Was it genuine or just good PR spin? Like many things, that depends on trust. People friendly with League are probably inclined to trust him, but if it comes out that he took a more active role in keeping sexual harassment hush-hush than what is already known, he’s going to need a very good explanation and will probably have to step aside.

“Fantastic Fest is a boy’s club. Always has been,” The A.V. Club‘s Katie Rife, who I met at the fest this year, told me. “There’s a running joke about the relative length of the bathroom lines among the female attendees. I also think it’s a little slow to change compared to other geek spaces (cons, etc). But I don’t think it’s especially egregious. I go to horror cons back home that have similar male female ratios.”

As always, the line between “exclusive boys club” and “stereotypical nerd party that not enough girls show up to” is a blurry one.

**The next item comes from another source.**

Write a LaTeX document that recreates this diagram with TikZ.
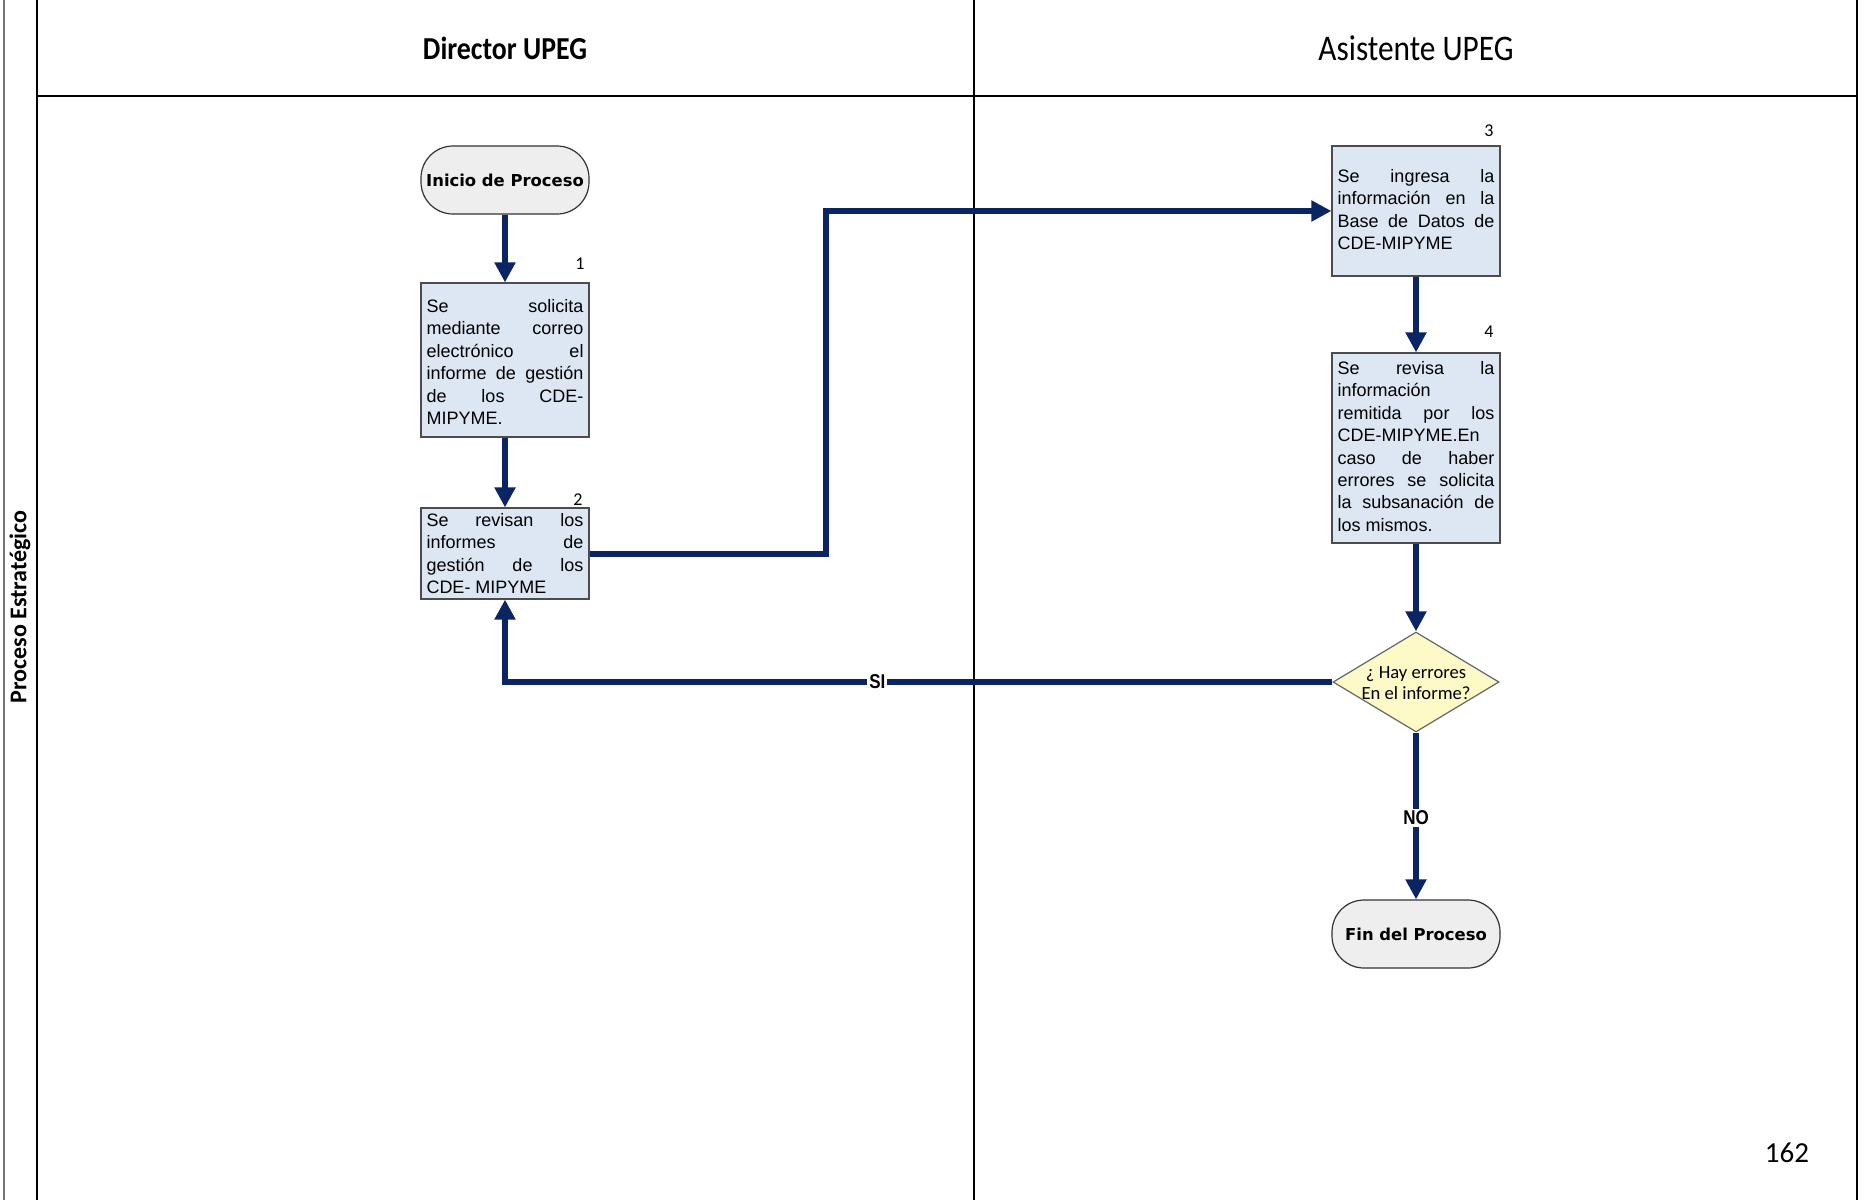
\documentclass[tikz,border=0pt]{standalone}
\usepackage{fontspec}
\usetikzlibrary{arrows.meta,shapes.geometric}
\newfontfamily\boxfont{Liberation Sans}
\newfontfamily\termfont{DejaVu Sans}
\newfontfamily\calfont{Carlito}
\newfontfamily\hdrfont[FakeStretch=0.87]{Carlito}
\newfontfamily\narrowfont[FakeStretch=0.85]{Liberation Sans}
\definecolor{flowblue}{RGB}{10,36,100}
\definecolor{boxblue}{RGB}{221,231,243}
\definecolor{termgray}{RGB}{238,238,238}
\definecolor{decyellow}{RGB}{253,250,200}
% paragraph settings for the justified step texts: no hyphenation, no extra breaks
\newcommand\stepparsettings{\hyphenpenalty=10000 \exhyphenpenalty=10000 \tolerance=10000 \hbadness=10000\relax}
\tikzset{
  lane/.style={line width=1pt, draw=black},
  stepbox/.style={rectangle, draw=black!70, fill=boxblue, line width=0.6pt,
    minimum width=84pt, inner sep=0pt},
  steptext/.style={anchor=north, inner sep=0pt, text width=78.5pt, align=justify,
    font=\boxfont\fontsize{9}{11.2}\selectfont\stepparsettings},
  terminal/.style={rectangle, rounded corners=16pt, draw=black!80, fill=termgray,
    line width=0.6pt, minimum width=84pt, minimum height=34pt, inner xsep=1pt,
    font=\termfont\bfseries\fontsize{8.2}{10}\selectfont},
  decision/.style={diamond, draw=black!60, fill=decyellow, line width=0.6pt,
    minimum width=83pt, minimum height=50pt, inner sep=0pt},
  dectext/.style={align=center, inner sep=0pt, font=\calfont\fontsize{9.3}{10.7}\selectfont},
  numlabel/.style={inner sep=0pt, font=\calfont\fontsize{9}{10}\selectfont},
  flow/.style={draw=flowblue, line width=3pt, line join=miter,
    -{Triangle[width=10pt,length=10pt]}},
  flowlabel/.style={fill=white, inner sep=1pt, text=black,
    font=\narrowfont\bfseries\fontsize{10}{11}\selectfont},
}
\begin{document}
\begin{tikzpicture}[x=0.5pt,y=-0.5pt]
\useasboundingbox (0,0) rectangle (1866,1200);

% swimlane frame
\draw[line width=1.2pt, black!55] (4,0) -- (4,1200);
\draw[lane] (37,0) -- (37,1200);
\draw[lane] (974,0) -- (974,1200);
\draw[lane] (1857,0) -- (1857,1200);
\draw[lane, line width=1.3pt] (37,96) -- (1857,96);

% headers
\node[font=\hdrfont\bfseries\fontsize{16}{18}\selectfont] (hdir) at (505,48) {Director UPEG};
\node[font=\hdrfont\fontsize{18}{20}\selectfont] (hasi) at (1416,48) {Asistente UPEG};
\node[rotate=90, font=\calfont\bfseries\fontsize{12}{14}\selectfont] (lanename) at (20,607) {Proceso Estratégico};
\node[font=\calfont\fontsize{14.5}{16}\selectfont] (page) at (1787,1153) {162};

% Director UPEG lane
\node[terminal] (start) at (505,180) {Inicio de Proceso};

\node[stepbox, minimum height=77pt] (s1) at (505,360) {};
\node[steptext] (s1t) at (505,299) {Se solicita\linebreak mediante correo\linebreak electrónico el\linebreak informe de gestión\linebreak de los CDE-\linebreak MIPYME.};
\node[numlabel] (n1) at (580,264) {1};

\node[stepbox, minimum height=45.5pt] (s2) at (505,553.5) {};
\node[steptext] (s2t) at (505,513) {Se revisan los\linebreak informes de\linebreak gestión de los\linebreak CDE- MIPYME};
\node[numlabel] (n2) at (578,500) {2};

% Asistente UPEG lane
\node[stepbox, minimum height=65pt] (s3) at (1416,211) {};
\node[steptext] (s3t) at (1416,169) {Se ingresa la\linebreak información en la\linebreak Base de Datos de\linebreak CDE-MIPYME};
\node[numlabel] (n3) at (1489,131) {3};

\node[stepbox, minimum height=95pt] (s4) at (1416,448) {};
\node[steptext] (s4t) at (1416,361) {Se revisa la\linebreak información\newline remitida por los\linebreak CDE-MIPYME.En\newline caso de haber\linebreak errores se solicita\linebreak la subsanación de\linebreak los mismos.};
\node[numlabel] (n4) at (1489,332) {4};

\node[decision] (q) at (1416,682) {};
\node[dectext] (qt) at (1416,683) {¿ Hay errores\\En el informe?};

\node[terminal] (end) at (1416,934) {Fin del Proceso};

% connectors
\coordinate (j1) at (826,211);
\draw[flow] (start) -- (s1);
\draw[flow] (s1) -- (s2);
\draw[flow] (s2.east) -| (j1) -- (s3.west);
\draw[flow] (s3) -- (s4);
\draw[flow] (s4) -- (q);
\draw[flow] (q.west) -| node[flowlabel, pos=0.275] (si) {SI} (s2.south);
\draw[flow] (q.south) -- node[flowlabel, pos=0.51] (no) {NO} (end.north);
\end{tikzpicture}
\end{document}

Even if the community was inclusive and an important forum, there will be (and of course, already are) those who don’t want their money to contribute to Tim League’s bottom line. I don’t think anyone’s 100% wrong to say that Drafthouse and Fantastic Fest are deserving of boycott as an active agent of boys club culture. But it’s also one with opportunity costs. You boycott Tim League so that you can give your movie dollars to… someone else you don’t know, or a corporation without discernible loyalties or problematic attitudes? Hollywood is not a magical land of opportunity. Neither are the theater owners of America a bastion of tolerance. Drafthouse and Fantastic Fest still seem at least capable of change. Some of the female journalists among this year’s attendees organized a list of recommendations to present to Drafthouse management. Whether they’ll do anything remains to be seen, but at least there was a line of communication. All I can say as someone who didn’t boycott this year is that the from the inside(ish), it feels like the scene is bigger than a few people.